4 reasons why you should care about Tera coming to consoles (with an open beta March 9 - 11)

Another MMO from yesteryear gets new life on Xbox One and PS4

An enormous beast covered in scales like armor plating, malformed and misshapen, roars as it prepares to charge. A lone hunter, wielding a greatsword with a blade as big as their body, winds up an attack. The two clash, weapons and claws striking against one another, until the beast is felled and the hero stands exhausted but victorious. Sounds like a scene out of Monster Hunter World, but it's actually what you can expect from the fantasy MMO Tera when it goes into open beta on Xbox One and PS4, March 9 - 11.

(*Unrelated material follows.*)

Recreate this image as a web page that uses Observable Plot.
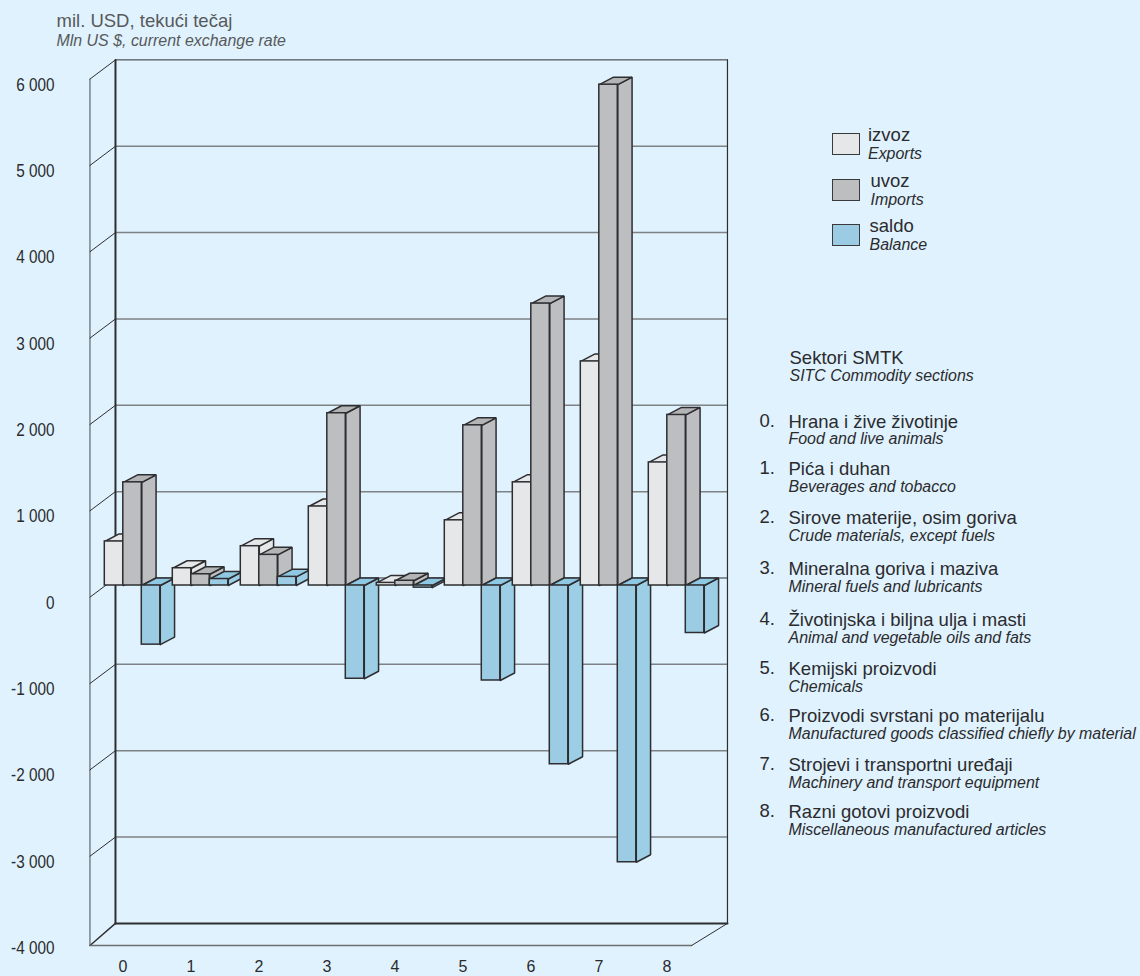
<!DOCTYPE html>
<html lang="hr">
<head>
<meta charset="utf-8">
<title>Robna razmjena po sektorima SMTK</title>
<script src="https://cdn.jsdelivr.net/npm/d3@7"></script>
<script src="https://cdn.jsdelivr.net/npm/@observablehq/plot@0.6"></script>
<style>
html,body{margin:0;padding:0;background:#dff2fd;width:1140px;height:976px;overflow:hidden}
body{position:relative;font-family:"Liberation Sans",Arial,sans-serif;color:#2b2b2e}
#chart{position:absolute;left:0;top:0}
#chart svg{background:transparent;display:block}
.t{position:absolute;white-space:nowrap;transform:translateY(-50%);line-height:1}
.p{font-size:18.5px}
.i{font-size:15.95px;font-style:italic}
.h{color:#58595b}
.sw{position:absolute;width:26px;height:20px;border:1.5px solid #3a3a3d}
</style>
</head>
<body>
<div id="chart"></div>
<script>
// ---- data (mil. USD) ----
const sections = [0, 1, 2, 3, 4, 5, 6, 7, 8];
const izvoz = [510, 200, 455, 915, 30, 755, 1195, 2595, 1425];
const uvoz = [1195, 130, 355, 1995, 55, 1855, 3265, 5800, 1975];
const saldo = [-685, 75, 100, -1080, -25, -1100, -2070, -3205, -550];
const valueTicks = [6000, 5000, 4000, 3000, 2000, 1000, 0, -1000, -2000, -3000, -4000];
const gridValues = [5000, 4000, 3000, 2000, 1000, -1000, -2000, -3000];

const legendHr = ["izvoz", "uvoz", "saldo"];
const legendEn = ["Exports", "Imports", "Balance"];
const sectionsHr = ["Hrana i žive životinje", "Pića i duhan", "Sirove materije, osim goriva", "Mineralna goriva i maziva", "Životinjska i biljna ulja i masti", "Kemijski proizvodi", "Proizvodi svrstani po materijalu", "Strojevi i transportni uređaji", "Razni gotovi proizvodi"];
const sectionsEn = ["Food and live animals", "Beverages and tobacco", "Crude materials, except fuels", "Mineral fuels and lubricants", "Animal and vegetable oils and fats", "Chemicals", "Manufactured goods classified chiefly by material", "Machinery and transport equipment", "Miscellaneous manufactured articles"];

// ---- style ----
const fronts = ["#e6e7e8", "#bcbec0", "#9bcce3"];
const sides = ["#e6e7e8", "#bcbec0", "#9ccee5"];
const tops = ["#e6e7e8", "#b2b4b6", "#8fc8e2"];
const ink = "#2e2e31";

// ---- 3D geometry in data units ----
const barW = 0.272, depthX = 0.21, depthV = 87;
const backL = 0.157, backR = 9, frontL = -0.218, frontR = 8.63;
const frontV = -135, floorFront = -4169;

const bars = [];
sections.forEach((c, i) => [izvoz[i], uvoz[i], saldo[i]].forEach((v, s) => {
  const x0 = c + s * barW;
  bars.push({x0, x1: x0 + barW, hi: Math.max(0, v), lo: Math.min(0, v), s});
}));

const seg = (pts, o) => Plot.line(pts, {x: "x", y: "y", ...o});
const barMarks = bars.flatMap(b => {
  const X = b.x1 + depthX, H = b.hi + depthV, L = b.lo + depthV;
  const side = [{x: b.x1, y: b.lo}, {x: X, y: L}, {x: X, y: H}, {x: b.x1, y: b.hi}, {x: b.x1, y: b.lo}];
  const top = [{x: b.x0, y: b.hi}, {x: b.x0 + depthX, y: H}, {x: X, y: H}, {x: b.x1, y: b.hi}, {x: b.x0, y: b.hi}];
  const st = {stroke: ink, strokeWidth: 1.5, strokeLinejoin: "miter"};
  return [
    seg(side, {fill: sides[b.s], ...st}),
    seg(top, {fill: tops[b.s], ...st}),
    Plot.rect([b], {x1: "x0", x2: "x1", y1: "lo", y2: "hi", fill: fronts[b.s], ...st})
  ];
});

const topV = 6000 + depthV, botV = -4000 + depthV;
const chart = Plot.plot({
  width: 1140,
  height: 976,
  marginLeft: 54,
  marginRight: 0,
  marginTop: 0,
  marginBottom: 15.5,
  style: {background: "transparent", fontFamily: "'Liberation Sans', Arial, sans-serif", fontSize: "16px", color: "#2b2b2e"},
  x: {domain: [0, 8], range: [104.3, 648.3], label: null},
  y: {domain: [-4000, 6000], range: [930.4, 66.9], label: null},
  marks: [
    // back wall gridlines
    Plot.ruleY(gridValues.map(v => v + depthV), {y: d => d, x1: backL, x2: backR + backL, stroke: "#7f8285", strokeWidth: 1.5}),
    seg([{x: backL, y: depthV}, {x: backR + backL, y: depthV}], {stroke: ink, strokeWidth: 1}),
    seg([{x: backL, y: topV}, {x: backR + backL, y: topV}], {stroke: ink, strokeWidth: 1}),
    seg([{x: backL, y: botV}, {x: backR + backL, y: botV}], {stroke: ink, strokeWidth: 2}),
    seg([{x: backL, y: botV}, {x: backL, y: topV}], {stroke: ink, strokeWidth: 2}),
    seg([{x: backR + backL, y: botV}, {x: backR + backL, y: topV}], {stroke: ink, strokeWidth: 1.2}),
    // left wall
    seg([{x: frontL, y: floorFront}, {x: frontL, y: 6000 + frontV}], {stroke: "#4a4a4d", strokeWidth: 1}),
    ...valueTicks.filter(v => v !== -4000).map(v =>
      seg([{x: frontL, y: v + frontV}, {x: backL, y: v + depthV}], {stroke: ink, strokeWidth: 1})),
    // floor
    seg([{x: frontL, y: floorFront}, {x: backL, y: botV}], {stroke: ink, strokeWidth: 1.4}),
    seg([{x: frontL, y: floorFront}, {x: frontR, y: floorFront}], {stroke: "#6d6e71", strokeWidth: 1.3}),
    seg([{x: frontR, y: floorFront}, {x: backR + backL, y: botV}], {stroke: ink, strokeWidth: 1}),
    // bars
    ...barMarks,
    // axes
    Plot.axisY({anchor: "left", ticks: valueTicks, tickSize: 0, tickPadding: 0, dy: 17.5, label: null, fontSize: 18,
      tickFormat: d => d3.format(",")(d).replace(",", " ").replace("−", "-")}),
    Plot.axisX({anchor: "bottom", ticks: sections, tickSize: 0, tickPadding: 0, dx: 18.2, label: null, tickFormat: d => String(d)})
  ]
});
document.getElementById("chart").append(chart);

// The reference's value labels are a condensed face: tighten them to the same width.
d3.select(chart).selectAll("g[aria-label='y-axis tick label'] text").each(function () {
  this.setAttribute("textLength", this.getComputedTextLength() * 0.85);
  this.setAttribute("lengthAdjust", "spacingAndGlyphs");
});

// ---- text blocks around the plot ----
const add = (cls, txt, x, y) => {
  const e = document.createElement("div");
  e.className = "t " + cls; e.textContent = txt;
  e.style.left = x + "px"; e.style.top = y + "px";
  document.body.append(e);
};
add("p h", "mil. USD, tekući tečaj", 56.5, 21);
add("i h", "Mln US $, current exchange rate", 56.5, 41);

const swatchTop = [133, 179, 224], legendTextX = [868, 870.5, 869.5];
legendHr.forEach((t, k) => {
  const s = document.createElement("div");
  s.className = "sw"; s.style.left = "832px"; s.style.top = swatchTop[k] + "px"; s.style.background = fronts[k];
  document.body.append(s);
  add("p", t, legendTextX[k], swatchTop[k] + 2);
  add("i", legendEn[k], legendTextX[k], swatchTop[k] + 21);
});

add("p", "Sektori SMTK", 789.5, 358);
add("i", "SITC Commodity sections", 789.5, 376);
const rowY = [422, 469, 518, 569, 620, 669, 716, 765, 812];
const rowYEn = [439, 487, 536, 587, 638, 687, 734, 783, 830];
sections.forEach((c, k) => {
  add("p", c + ".", 759.5, rowY[k] - 1);
  add("p", sectionsHr[k], 788.5, rowY[k]);
  add("i", sectionsEn[k], 788.5, rowYEn[k]);
});
</script>
</body>
</html>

I can guess what you're thinking: "Another MMO? No thanks." But Tera is pretty unique among its peers, and has more in common with Dragon's Dogma or the aforementioned Monster Hunter than, say, Final Fantasy 14 or World of Warcraft. Here are just a few reasons why you should give it a shot this weekend:

Action combat

Positioned as a more action-oriented MMORPG, Tera emphasizes aiming for long-range attacks, combos for melee attacks, evasive movement, and timing your offense with enemy wind-ups, as opposed to the slower tab-targeting and channeled spells of older MMOs. In other words, attacking monsters in this game feels more like a combat-heavy single-player game than the slower-paced combat you might think of when you hear 'MMO.'


Short for Big-Ass Monsters (yes, they're really called that), BAMs are Tera's version of elite foes. As you can guess from the name, they're usually quite large (think sizes anywhere from school bus to three-story house, or sometimes even bigger) and require extreme coordination and skill to take down. Should you successfully defeat one of these creatures, you'll be rewarded with some of the game's best loot.

A unique aesthetic

Tera was originally developed in South Korea by Bluehole Interactive (fun fact: parent company Bluehole also owns PUBG Corporation), so its visuals are quite unlike the European-inspired medieval fantasy of Neverwinter, Elder Scrolls Online, or even the Japanese-developed Final Fantasy 14. There's a lot of fine detail to be seen on weapons and gear, and the asymmetrical designs of many pieces of clothing make the aesthetics stand out from the crowd. There are also seven races to choose from, including cute little animal people known as Popori, the demonic and wicked-looking Castanic, and dragon-humanoids known as Aman.

A plethora of classes

There are 13 classes to pick from in Tera, each one modeled after a different type of weapon. Ninjas wield enormous shuriken (as in, bigger than their whole body), Reapers toss out scythe-like chain blades, Sorcerers channel their intense magic through a spinning focus, and so on. Simply put, each class looks just plain cool, and their weapon is a large part of its visual identity. Check out the full list and tell me you don't want to play an elf blowing up enemies with a cannon that looks ripped off a fantasy gunship.

The Tera open beta begins March 9 and runs until March 11. The full game will come to PS4 and Xbox One sometime after. Having played the game on PC, I'm excited to see how well it translates to a gamepad control scheme.